### GIVEN RECORDS
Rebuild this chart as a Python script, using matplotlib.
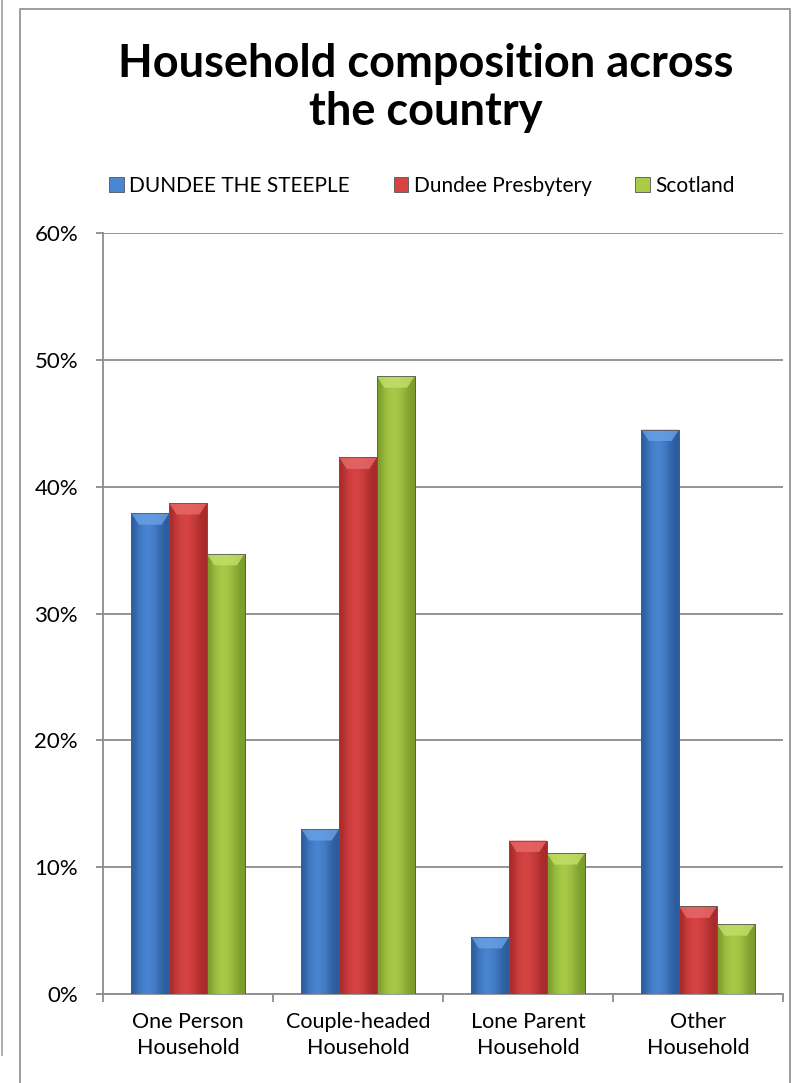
import numpy as np
import matplotlib
matplotlib.use("Agg")
import matplotlib.pyplot as plt
from matplotlib.patches import Rectangle, Polygon
from matplotlib.lines import Line2D
from matplotlib.colors import LinearSegmentedColormap

plt.rcParams['font.family'] = ['Lato', 'DejaVu Sans']

categories = ["One Person\nHousehold", "Couple-headed\nHousehold",
              "Lone Parent\nHousehold", "Other\nHousehold"]
series_names = ["DUNDEE THE STEEPLE", "Dundee Presbytery", "Scotland"]
steeple = [0.379, 0.130, 0.045, 0.445]
presbytery = [0.387, 0.423, 0.121, 0.069]
scotland = [0.347, 0.487, 0.111, 0.055]
y_ticks = [0, 0.1, 0.2, 0.3, 0.4, 0.5, 0.6]

# (dark edge, light centre) for each series
shades = [("#2c5c9e", "#4a86d2"), ("#a82a2a", "#d84444"), ("#7c9c2c", "#a8cc48")]
bevel = ["#6aa2e6", "#e86a6a", "#c4e06a"]

fig = plt.figure(figsize=(7.93, 10.83), dpi=100)
W, H = 793, 1083

# outer page line and chart frame
fig.add_artist(Line2D([1.5 / W, 1.5 / W], [1, 1 - 1055 / H], color="#a0a0a0", lw=1.2))
fig.add_artist(Rectangle((20 / W, -0.01), (790 - 20) / W, 1 - 9 / H + 0.01,
                         fill=False, ec="#8c8c8c", lw=1.2))

ax = fig.add_axes([103 / W, 1 - 994 / H, (783 - 103) / W, (994 - 233) / H])

n = len(categories)
x = np.arange(n)
width = 0.222
data = [steeple, presbytery, scotland]
grad = np.array([[0.0, 0.55, 0.85, 1.0, 0.85, 0.6, 0.2, 0.0]])

for i, vals in enumerate(data):
    cmap = LinearSegmentedColormap.from_list("c%d" % i, [shades[i][0], shades[i][1]])
    bars = ax.bar(x + (i - 1) * width, vals, width, color=shades[i][1],
                  edgecolor="#555555", linewidth=0.6, zorder=3,
                  label=series_names[i])
    for b in bars:
        x0, y0 = b.get_x(), b.get_y()
        bw, bh = b.get_width(), b.get_height()
        im = ax.imshow(grad, cmap=cmap, aspect="auto", zorder=3.5,
                       extent=(x0, x0 + bw, y0, y0 + bh), interpolation="bicubic")
        im.set_clip_path(b)
        cap = min(0.009, bh * 0.5)
        ax.add_patch(Polygon([(x0, y0 + bh), (x0 + bw, y0 + bh),
                              (x0 + bw * 0.8, y0 + bh - cap), (x0 + bw * 0.2, y0 + bh - cap)],
                             closed=True, fc=bevel[i], ec="none", alpha=0.8, zorder=3.8))
        ax.add_patch(Rectangle((x0, y0), bw, bh, fill=False, ec="#5a5a5a", lw=0.6, zorder=4))

ax.set_xlim(-0.5, n - 0.5)
ax.set_ylim(0, 0.6)
ax.set_yticks(y_ticks)
ax.set_yticklabels(["%d%%" % round(t * 100) for t in y_ticks])
ax.grid(axis="y", color="#8c8c8c", lw=1.3, zorder=0)
ax.set_axisbelow(True)

ax.set_xticks(np.arange(n + 1) - 0.5)
ax.set_xticklabels([""] * (n + 1))
ax.set_xticks(x, minor=True)
ax.set_xticklabels(categories, minor=True, fontsize=15.5, linespacing=1.4)
ax.tick_params(axis="x", which="major", length=6, width=1.3, color="#8c8c8c")
ax.tick_params(axis="x", which="minor", length=0, pad=13)
ax.tick_params(axis="y", length=5, width=1.3, color="#8c8c8c", labelsize=16, pad=13)

for s in ["top", "right"]:
    ax.spines[s].set_visible(False)
for s in ["left", "bottom"]:
    ax.spines[s].set_color("#8c8c8c")
    ax.spines[s].set_linewidth(1.3)

fig.text(426 / W, 1 - 88 / H, "Household composition across\nthe country",
         ha="center", va="center", fontsize=32.5, fontweight="bold", linespacing=1.2)

fig.legend(loc="center", bbox_to_anchor=(422 / W, 1 - 186 / H), ncol=3, frameon=False,
           fontsize=15, handlelength=0.7, handleheight=0.7, handletextpad=0.25,
           columnspacing=2.1)

fig.savefig("out.png", dpi=100, facecolor="white")
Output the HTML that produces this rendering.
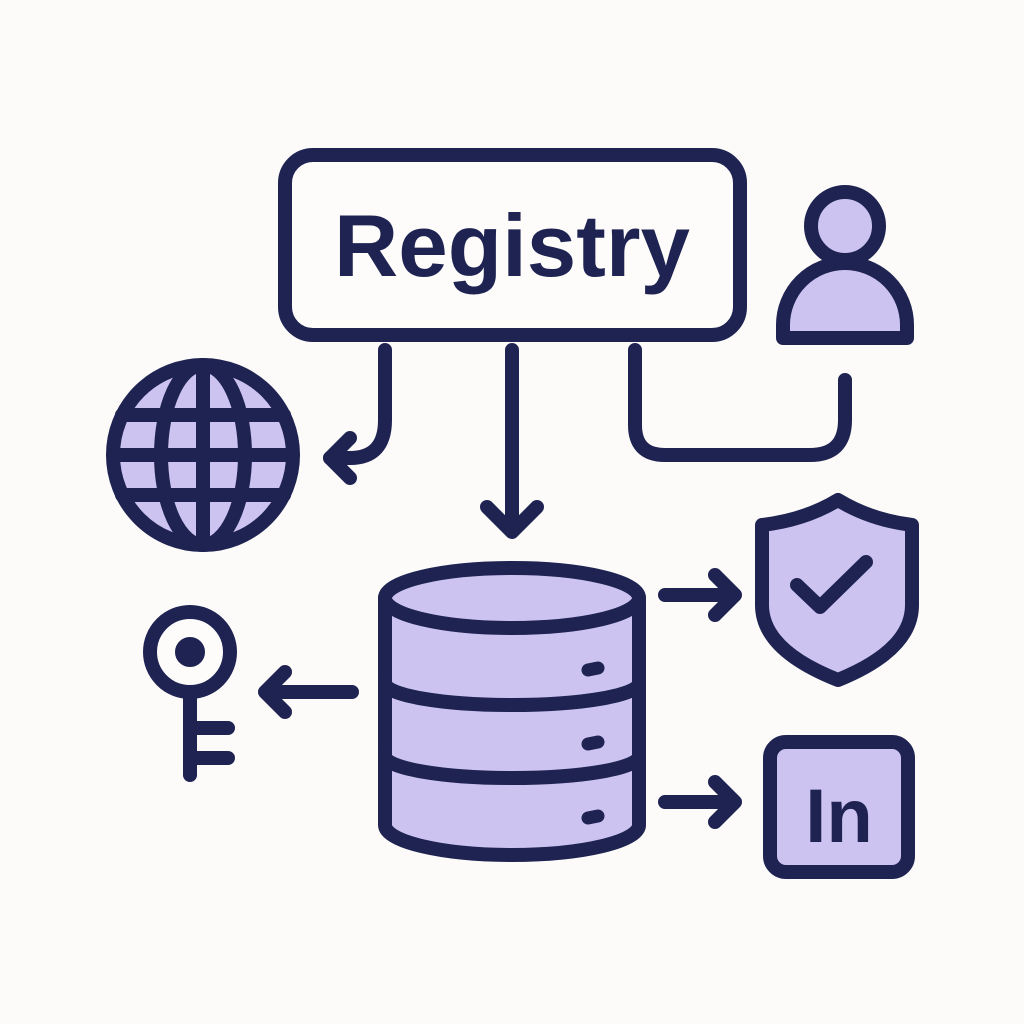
<!DOCTYPE html>
<html><head><style>html,body{margin:0;padding:0;background:#fcfbf9}svg{display:block}</style></head>
<body>
<svg width="1024" height="1024" viewBox="0 0 1024 1024" xmlns="http://www.w3.org/2000/svg">
<rect width="1024" height="1024" fill="#fcfbf9"/>
<g stroke="#1e2352" stroke-width="14" stroke-linecap="round" stroke-linejoin="round" fill="none">
<rect x="285" y="155" width="455" height="180" rx="28" fill="#fdfcfb"/>
<circle cx="845" cy="226" r="34" fill="#cdc3f0"/>
<path d="M783 338 L783 325 A62 62 0 0 1 907 325 L907 338 Z" fill="#cdc3f0"/>
<path d="M385 350 L385 420 Q385 458 350 458 L330 458"/>
<path d="M350 438 L330 458 L350 478"/>
<path d="M512 350 L512 530"/>
<path d="M487 507 L512 532 L537 507"/>
<path d="M635 350 L635 425 Q635 455 665 455 L810 455 Q845 455 845 420 L845 380"/>
<circle cx="203" cy="455" r="90" fill="#cdc3f0"/>
<ellipse cx="203" cy="455" rx="42" ry="90"/>
<path d="M203 365 L203 545 M122 415 L284 415 M113 455 L293 455 M122 495 L284 495"/>
<path d="M385 598 L385 825 A127 30 0 0 0 639 825 L639 598" fill="#cdc3f0"/>
<ellipse cx="512" cy="598" rx="127" ry="30" fill="#cdc3f0"/>
<path d="M385 683 A127 22 0 0 0 639 683 M385 756 A127 22 0 0 0 639 756"/>
<path d="M588 670 L598 668 M588 744 L598 742 M588 818 L598 816" stroke-width="13"/>
<path d="M352 692 L265 692 M285 672 L265 692 L285 712"/>
<path d="M665 595 L735 595 M715 575 L735 595 L715 615"/>
<path d="M665 802 L735 802 M715 782 L735 802 L715 822"/>
<circle cx="190" cy="652" r="40" fill="#fdfcfb"/>
<circle cx="190" cy="652" r="8" fill="#1e2352"/>
<path d="M190 692 L190 775 M190 728 L228 728 M190 758 L228 758"/>
<path d="M762 525 Q805 520 838 500 Q871 520 912 525 L912 605 Q912 650 838 680 Q762 650 762 605 Z" fill="#cdc3f0"/>
<path d="M797 585 L820 607 L866 562"/>
<rect x="770" y="742" width="138" height="130" rx="16" fill="#cdc3f0"/>
</g>
<text x="512" y="276" text-anchor="middle" font-family="Liberation Sans, sans-serif" font-weight="bold" font-size="88" fill="#1e2352" textLength="356" lengthAdjust="spacingAndGlyphs">Registry</text>
<text x="839" y="842" text-anchor="middle" font-family="Liberation Sans, sans-serif" font-weight="bold" font-size="76" fill="#1e2352">In</text>
</svg>
</body></html>
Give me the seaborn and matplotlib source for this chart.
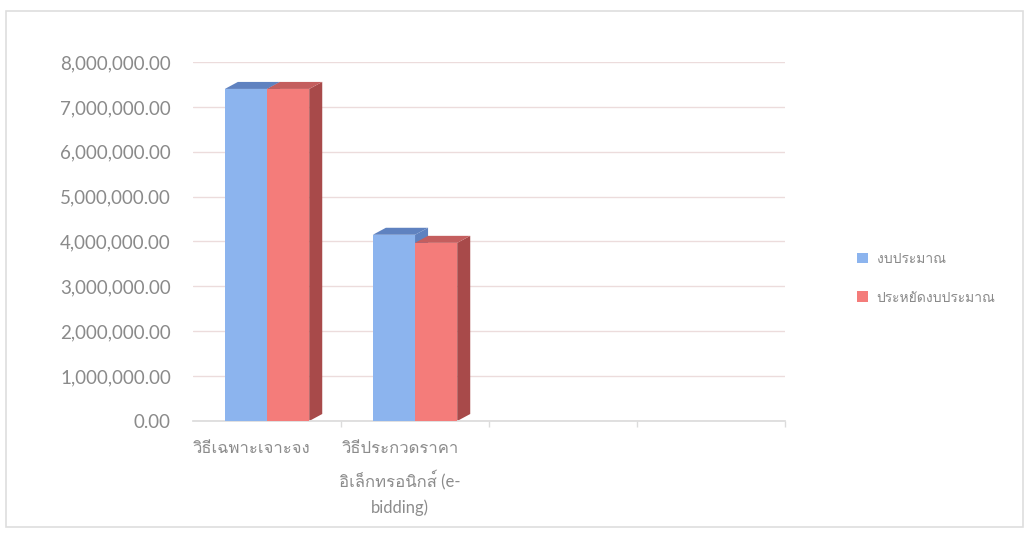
import pandas as pd
import seaborn as sns
import matplotlib.pyplot as plt
import matplotlib.transforms as mtransforms
from matplotlib import font_manager
from matplotlib.ft2font import FT2Font
from matplotlib.patches import Polygon, Rectangle
from matplotlib.ticker import FuncFormatter

methods = ["วิธีเฉพาะเจาะจง", "วิธีประกวดราคาอิเล็กทรอนิกส์ (e-bidding)"]
method_labels = ["วิธีเฉพาะเจาะจง", "วิธีประกวดราคา\nอิเล็กทรอนิกส์ (e-\nbidding)"]
series = ["งบประมาณ", "ประหยัดงบประมาณ"]
budget = [7400000, 4150000]
saving = [7400000, 3970000]

colors = ["#8cb4ee", "#f47c7a"]
top_colors = ["#5f82c0", "#c45e5e"]
side_colors = ["#5f82c0", "#a84a4a"]


def find_thai_family():
    for f in font_manager.fontManager.ttflist:
        try:
            if 0x0E01 in FT2Font(f.fname).get_charmap():
                return f.name
        except Exception:
            pass
    return None


sns.set_theme(style="white")
thai = find_thai_family()
fams = ["Lato"] + ([thai] if thai else []) + ["DejaVu Sans"]
plt.rcParams["font.family"] = fams

df = pd.DataFrame({
    "method": methods * 2,
    "series": [series[0]] * 2 + [series[1]] * 2,
    "value": budget + saving,
})

fig = plt.figure(figsize=(10.29, 5.35), dpi=100)
ax = fig.add_axes([0.1876, 0.2131, 0.5753, 0.671])

sns.barplot(data=df, x="method", y="value", hue="series", order=methods,
            hue_order=series, palette=colors, width=0.57, saturation=1,
            linewidth=0, ax=ax, zorder=3, legend=False)

ax.set_xlim(-0.5, 3.5)
ax.set_ylim(0, 8000000)

# fake 3D depth from the drawn bars
dx, dy = 0.088, 156000
for i, p in enumerate(ax.patches):
    k = i // len(methods)
    x, w, h = p.get_x(), p.get_width(), p.get_height()
    side = Polygon([(x + w, 0), (x + w + dx, dy), (x + w + dx, h + dy), (x + w, h)],
                   closed=True, facecolor=side_colors[k], edgecolor="none", zorder=1)
    top = Polygon([(x, h), (x + dx, h + dy), (x + w + dx, h + dy), (x + w, h)],
                  closed=True, facecolor=top_colors[k], edgecolor="none", zorder=1)
    ax.add_patch(side)
    ax.add_patch(top)
    p.set_clip_on(False)

ax.set_yticks(range(0, 8000001, 1000000))
ax.yaxis.set_major_formatter(FuncFormatter(lambda v, _: f"{v:,.2f}"))
ax.grid(axis="y", color="#ecdcdc", linewidth=1, zorder=0)
ax.set_axisbelow(True)
for s in ["top", "right", "left"]:
    ax.spines[s].set_visible(False)
ax.spines["bottom"].set_color("#dcdcdc")

ax.set_xticks(range(len(methods)))
ax.set_xticklabels(method_labels, fontsize=12, color="#8c8c8c", linespacing=1.75)
ax.set_xticks([0.5, 1.5, 2.5, 3.5], minor=True)
ax.tick_params(axis="x", which="major", length=0, pad=14)
ax.tick_params(axis="x", which="minor", length=4, color="#dcdcdc", bottom=True)
ax.tick_params(axis="y", length=0, pad=16, labelsize=13.5, labelcolor="#8a8a8a")
off = mtransforms.ScaledTranslation(-15 / 100, 0, fig.dpi_scale_trans)
for lab in ax.get_xticklabels():
    lab.set_transform(lab.get_transform() + off)
ax.set_xlabel("")
ax.set_ylabel("")

handles = [Rectangle((0, 0), 1, 1, facecolor=c, edgecolor="none") for c in colors]
fig.legend(handles, series, loc="center left", bbox_to_anchor=(0.821, 0.48),
           frameon=False, fontsize=10, labelcolor="#8a8a8a", handlelength=0.8,
           handleheight=0.8, labelspacing=1.9, handletextpad=0.6)

fig.patches.append(Rectangle((0.006, 0.015), 0.988, 0.965, transform=fig.transFigure,
                             fill=False, edgecolor="#dedede", linewidth=1.2))

fig.savefig("out.png", dpi=100, facecolor="white")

### INSTRUCTIONS TO FOLLOW
Leave the pictures out, and restate exactly the lines from the start of the records through the one that contains "grad = np.array([[0.0, 0.55, 0.85, 1.0, 0.85, 0.6, 0.2, 0.0]])".

### RESULT FOR THIS TASK
Rebuild this chart as a Python script, using matplotlib.
import numpy as np
import matplotlib
matplotlib.use("Agg")
import matplotlib.pyplot as plt
from matplotlib.patches import Rectangle, Polygon
from matplotlib.lines import Line2D
from matplotlib.colors import LinearSegmentedColormap

plt.rcParams['font.family'] = ['Lato', 'DejaVu Sans']

categories = ["One Person\nHousehold", "Couple-headed\nHousehold",
              "Lone Parent\nHousehold", "Other\nHousehold"]
series_names = ["DUNDEE THE STEEPLE", "Dundee Presbytery", "Scotland"]
steeple = [0.379, 0.130, 0.045, 0.445]
presbytery = [0.387, 0.423, 0.121, 0.069]
scotland = [0.347, 0.487, 0.111, 0.055]
y_ticks = [0, 0.1, 0.2, 0.3, 0.4, 0.5, 0.6]

# (dark edge, light centre) for each series
shades = [("#2c5c9e", "#4a86d2"), ("#a82a2a", "#d84444"), ("#7c9c2c", "#a8cc48")]
bevel = ["#6aa2e6", "#e86a6a", "#c4e06a"]

fig = plt.figure(figsize=(7.93, 10.83), dpi=100)
W, H = 793, 1083

# outer page line and chart frame
fig.add_artist(Line2D([1.5 / W, 1.5 / W], [1, 1 - 1055 / H], color="#a0a0a0", lw=1.2))
fig.add_artist(Rectangle((20 / W, -0.01), (790 - 20) / W, 1 - 9 / H + 0.01,
                         fill=False, ec="#8c8c8c", lw=1.2))

ax = fig.add_axes([103 / W, 1 - 994 / H, (783 - 103) / W, (994 - 233) / H])

n = len(categories)
x = np.arange(n)
width = 0.222
data = [steeple, presbytery, scotland]
grad = np.array([[0.0, 0.55, 0.85, 1.0, 0.85, 0.6, 0.2, 0.0]])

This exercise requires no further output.